» Data to use:
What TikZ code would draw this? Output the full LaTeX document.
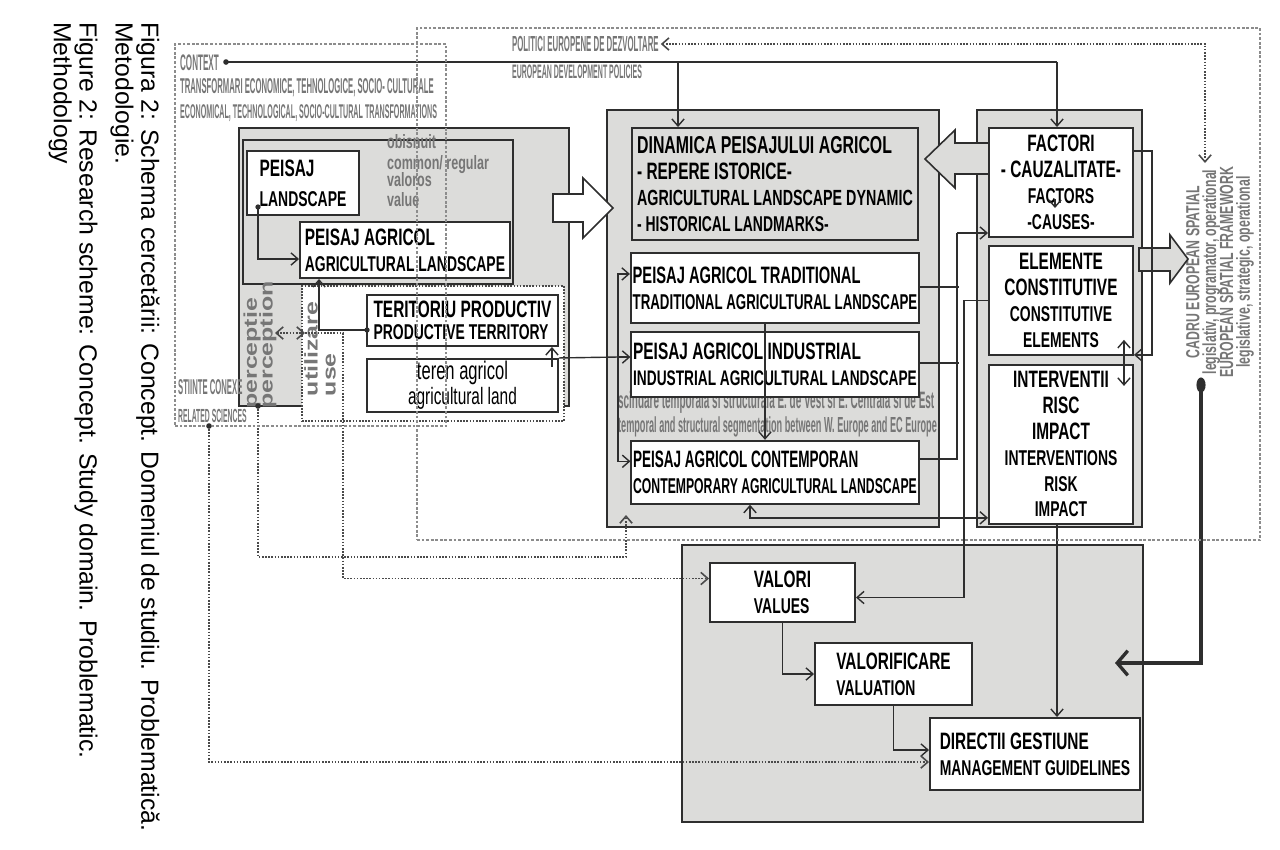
\documentclass[tikz,border=0pt]{standalone}
\usepackage{fontspec}
\usepackage{tikz}
\usetikzlibrary{arrows.meta,calc,positioning}
\newfontfamily\nar{Liberation Sans}[FakeStretch=0.65]
\newfontfamily\narb{Liberation Sans}[FakeStretch=0.62]
\newfontfamily\narc{Liberation Sans}[FakeStretch=0.57]
\newfontfamily\tnar{Liberation Sans}[FakeStretch=0.42]
\newfontfamily\xnar{Liberation Sans}[FakeStretch=0.36]
\newfontfamily\wide{Liberation Sans}[FakeStretch=1.35]
\newfontfamily\plain{Liberation Sans}
\newcommand\hdsize{\fontsize{13.5}{14.7}\selectfont}
\newcommand\txsize{\fontsize{12.2}{14.7}\selectfont}
\newcommand\tightlines{\lineskiplimit=-10pt\relax}
\definecolor{pnl}{HTML}{DCDCDA}
\definecolor{ink}{HTML}{2E2E2E}
\definecolor{gtx}{HTML}{767676}
\definecolor{dotc}{HTML}{4A4A4A}
\definecolor{frm}{HTML}{8C8C8C}
\tikzset{
  panel/.style={draw=ink, line width=1.1pt, fill=pnl, inner sep=0pt},
  box/.style={draw=ink, line width=1.1pt, fill=white, inner sep=1pt, align=left, font=\nar\bfseries\hdsize},
  sz/.style 2 args={minimum width=#1*0.02cm, minimum height=#2*0.02cm},
  gtxt/.style={text=gtx, inner sep=1pt, align=left},
  ptxt/.style={text=gtx, inner sep=0pt, align=left, rotate=90},
  captxt/.style={rotate=-90, align=left, inner sep=0pt, font=\plain\fontsize{14.1}{14.7}\selectfont},
  ln/.style={draw=ink, line width=0.8pt},
  dotln/.style={draw=dotc, line width=0.9pt, dash pattern=on 0.9pt off 0.9pt},
  frame/.style={draw=frm, line width=0.7pt, dash pattern=on 1.6pt off 1pt, inner sep=0pt},
  blk/.style={draw=ink, line width=0.9pt, line join=miter},
  thk/.style={draw=ink, line width=1.9pt},
}
\begin{document}
\begin{tikzpicture}[x=0.02cm, y=-0.02cm, >={Straight Barb[length=4pt,width=7pt]}]
\useasboundingbox (0,0) rectangle (1280,849);

% caption
\node[captxt, anchor=north west] (cap1) at (160,22) {Figura 2: Schema cercetării: Concept. Domeniul de studiu. Problematică.\\Metodologie.};
\node[captxt, anchor=north west] (cap2) at (98,22) {Figure 2: Research scheme: Concept. Study domain. Problematic.\\Methodology};

% context texts
\node[gtxt, anchor=west, font=\xnar\bfseries\fontsize{12.8}{13}\selectfont] (ctx) at (178,63) {CONTEXT};
\node[gtxt, anchor=west, font=\xnar\bfseries\fontsize{12.2}{13}\selectfont] (trf1) at (178,88) {TRANSFORMARI ECONOMICE, TEHNOLOGICE, SOCIO- CULTURALE};
\node[gtxt, anchor=west, font=\xnar\bfseries\fontsize{11.3}{13}\selectfont] (trf2) at (178,113) {ECONOMICAL, TECHNOLOGICAL, SOCIO-CULTURAL TRANSFORMATIONS};
\node[gtxt, anchor=west, font=\xnar\bfseries\fontsize{12.4}{13}\selectfont] (pol1) at (510,44) {POLITICI EUROPENE DE DEZVOLTARE};
\node[gtxt, anchor=west, font=\xnar\bfseries\fontsize{11.1}{13}\selectfont] (pol2) at (510,72) {EUROPEAN DEVELOPMENT POLICIES};

% left part
\node[panel, sz={330}{278}] (lpanel) at (404,267) {};
\node[panel, sz={270}{144}] (ipanel) at (378,212) {};
\node[gtxt, anchor=west, font=\nar\bfseries\fontsize{11}{11.9}\selectfont] (obis) at (385,154) {obisnuit\\common/ regular};
\node[gtxt, anchor=west, font=\nar\bfseries\fontsize{11}{11.3}\selectfont] (valo) at (385,190) {valoros\\value};
\node[box, sz={112}{64}] (peis) at (303,183) {PEISAJ\\[2.5pt]\txsize LANDSCAPE};
\node[box, sz={210}{56}] (peisagr) at (405,250) {PEISAJ AGRICOL\\\txsize AGRICULTURAL LANDSCAPE};
\node[draw=dotc, line width=0.9pt, dash pattern=on 0.9pt off 0.9pt, fill=white, sz={262}{135}] (ubox) at (433,353.5) {};
\node[box, sz={191}{51}] (terit) at (462.5,320.5) {TERITORIU PRODUCTIV\\[-2.2pt]\txsize PRODUCTIVE TERRITORY};
\node[box, below=0.22cm of terit, sz={191}{49}, align=center, font=\nar\fontsize{14.5}{14.7}\selectfont] (teren) {teren agricol\\\fontsize{13.5}{14.7}\selectfont agricultural land};
\node[ptxt, font=\wide\bfseries\fontsize{10.5}{9}\selectfont\tightlines] (perc) at (260,345) {perceptie\\perception};
\node[ptxt, font=\wide\bfseries\fontsize{10.5}{10.2}\selectfont\tightlines] (util) at (320,349) {utilizare\\use};
\node[gtxt, anchor=west, font=\xnar\bfseries\fontsize{12.2}{15.8}\selectfont] (sci) at (176,401) {STIINTE CONEXE\\\fontsize{10.8}{15.8}\selectfont RELATED SCIENCES};

% middle part
\node[panel, sz={332}{417}] (mpanel) at (773,318.5) {};
\node[gtxt, anchor=west, font=\tnar\bfseries\fontsize{13.5}{14}\selectfont] (scind1) at (616,402) {scindare temporala si structurala E. de Vest si E. Centrala si de Est};
\node[gtxt, anchor=west, font=\tnar\bfseries\fontsize{12.4}{14}\selectfont] (scind2) at (616,427) {temporal and structural segmentation between W. Europe and EC Europe};
\node[box, fill=pnl, sz={286}{112}] (dinam) at (775,184) {\fontsize{13.9}{14.7}\selectfont DINAMICA PEISAJULUI AGRICOL\\- REPERE ISTORICE-\\\fontsize{12.5}{14.7}\selectfont AGRICULTURAL LANDSCAPE DYNAMIC\\\txsize - HISTORICAL LANDMARKS-};
\node[box, below=0.22cm of dinam, sz={286}{70}, font=\narb\bfseries\hdsize] (trad) {PEISAJ AGRICOL TRADITIONAL\\\txsize TRADITIONAL AGRICULTURAL LANDSCAPE};
\node[box, below=0.14cm of trad, sz={286}{65}] (ind) {PEISAJ AGRICOL INDUSTRIAL\\\fontsize{12}{14.7}\selectfont INDUSTRIAL AGRICULTURAL LANDSCAPE};
\node[box, below=0.84cm of ind, sz={286}{63}, font=\narc\bfseries\hdsize] (cont) {PEISAJ AGRICOL CONTEMPORAN\\\txsize CONTEMPORARY AGRICULTURAL LANDSCAPE};

% right part
\node[panel, sz={165}{417}] (rpanel) at (1059.5,318.5) {};
\node[box, align=center, sz={144}{109}] (fact) at (1061,182.5) {FACTORI\\- CAUZALITATE-\\\txsize FACTORS\\\txsize -CAUSES-};
\node[box, align=center, below=0.14cm of fact, sz={144}{109}] (elem) {ELEMENTE\\CONSTITUTIVE\\\txsize CONSTITUTIVE\\\txsize ELEMENTS};
\node[box, align=center, below=0.16cm of elem, sz={144}{159}] (interv) {INTERVENTII\\RISC\\IMPACT\\\txsize INTERVENTIONS\\\txsize RISK\\\txsize IMPACT};
\node[gtxt, rotate=90, align=center, font=\nar\bfseries\fontsize{10.8}{9.6}\selectfont\tightlines] (cadru) at (1220,272) {CADRU EUROPEAN SPATIAL\\legislativ, programator, operational\\EUROPEAN SPATIAL FRAMEWORK\\legislative, strategic, operational};

% bottom part
\node[panel, sz={461}{277}] (bpanel) at (912.5,683.5) {};
\node[box, sz={145}{59}] (valori) at (782.5,592.5) {VALORI\\\txsize VALUES};
\node[box, sz={157}{62}] (valorif) at (893.5,674) {VALORIFICARE\\\txsize VALUATION};
\node[box, sz={210}{72}] (direct) at (1035,754) {DIRECTII GESTIUNE\\\txsize MANAGEMENT GUIDELINES};

% block arrows
\draw[blk, fill=white] (553,194) -- (583,194) -- (583,178) -- (613,208) -- (583,238) -- (583,222) -- (553,222) -- cycle;
\draw[blk, fill=pnl] (989,143) -- (955,143) -- (955,130) -- (925,159) -- (955,188) -- (955,174) -- (989,174) -- cycle;
\draw[blk, fill=pnl] (1139,248) -- (1170,248) -- (1170,235) -- (1188,259) -- (1170,283) -- (1170,271) -- (1139,271) -- cycle;

% coordinates
\coordinate (ctxdot) at (226,62);
\coordinate (ctxmid) at (678,62);
\coordinate (ctxend) at (1057,62);
\coordinate (cadtop) at (1205,163);
\coordinate (peisdot) at (258,207);
\coordinate (teritdot) at (367,330);
\coordinate (lbus) at (618,357);
\coordinate (fbus) at (957,233);
\coordinate (igo) at ($(interv.south)+(-4,0)$);
\coordinate (percdot) at (258,406);
\coordinate (midin) at (626,515);
\coordinate (percR) at (275,333);
\coordinate (useL) at (305,333);
\coordinate (scidot) at (209,426);
\coordinate (cadot) at (1201,385);
\coordinate (botin) at (1115,663);

% solid connectors
\draw[ln] (ctxdot) -- (ctxend);
\draw[ln,->] (ctxend) -- (ctxend |- fact.north);
\draw[ln,->] (ctxmid) -- (ctxmid |- dinam.north);
\draw[dotln,<->] (pol1.east) -| (cadtop);
\draw[ln,->] (peisdot) |- ($(peisagr.west)+(0,9)$);
\draw[ln,->] (teritdot) -| ($(peisagr.south west)+(20,0)$);
\draw[ln,->] ($(teren.north east)+(-7,9)$) -- ($(terit.south east)+(-7,0)$);
\draw[ln] (teren.north east) -- (lbus);
\draw[ln,->] (lbus) |- ($(trad.west)+(0,-14)$);
\draw[ln,->] (lbus) -- (lbus -| ind.west);
\draw[ln,->] (lbus) |- ($(cont.west)+(0,-11)$);
\draw[ln,->] ($(trad.south)+(-10,0)$) -- ($(cont.north)+(-10,0)$);
\draw[ln] ($(trad.east)+(0,-1)$) -- ++(39,0);
\draw[ln] ($(ind.east)+(0,-1.5)$) -- ++(39,0);
\draw[ln] ($(cont.east)+(0,-13.5)$) -| (fbus);
\draw[ln,->] (fbus) -- (fbus -| fact.west);
\draw[ln,->] (elem.west) -- ++(-24,0) |- ($(valori.east)+(0,5)$);
\draw[ln,->] ($(fact.north east)+(0,24)$) -- ++(18,0) |- ($(elem.south east)+(0,-1)$);
\draw[ln,<->] ($(elem.south east)+(-10,-16)$) -- ($(interv.north east)+(-10,22)$);
\draw[ln,->] (1055,199) -- (1055,208);
\draw[ln,<->] ($(cont.south)+(-25,0)$) |- ($(interv.south west)+(0,-7)$);
\draw[ln,->] (igo) -- (igo |- direct.north);
\draw[ln,->] (valori.south) |- (valorif.west);
\draw[ln,->] (valorif.south) |- ($(direct.west)+(0,-4)$);
\draw[thk,-{Straight Barb[length=6pt,width=14pt]}] (cadot) |- (botin);

% dotted connectors
\draw[dotln,->] (percdot) -- ++(0,151) -| (midin);
\draw[dotln,<->] (percR) -- (useL);
\draw[dotln,->] (useL) -- ++(38,0) |- ($(valori.west)+(0,-14)$);
\draw[dotln,->] (scidot) |- ($(direct.west)+(0,8)$);

% frames
\node[frame, sz={271}{382}] (ctxbox) at (310.5,235) {};
\node[frame, sz={843}{512}] (eubox) at (838.5,284) {};

% dots
\fill[ink] (ctxdot) circle[radius=1.6pt];
\fill[ink] (peisdot) circle[radius=1.5pt];
\fill[ink] (teritdot) circle[radius=1.5pt];
\fill[ink] (percdot) circle[radius=1.6pt];
\fill[ink] (scidot) circle[radius=1.6pt];
\fill[ink] (cadot) ellipse [x radius=2.6pt, y radius=4.3pt];
\end{tikzpicture}
\end{document}
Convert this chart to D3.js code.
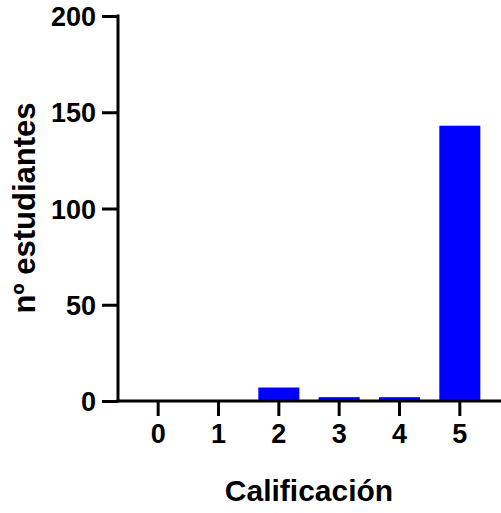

» Instructions to follow:
Every line of the listing that holds "code" is to be counted; give only the resulting number.

» Solution:
2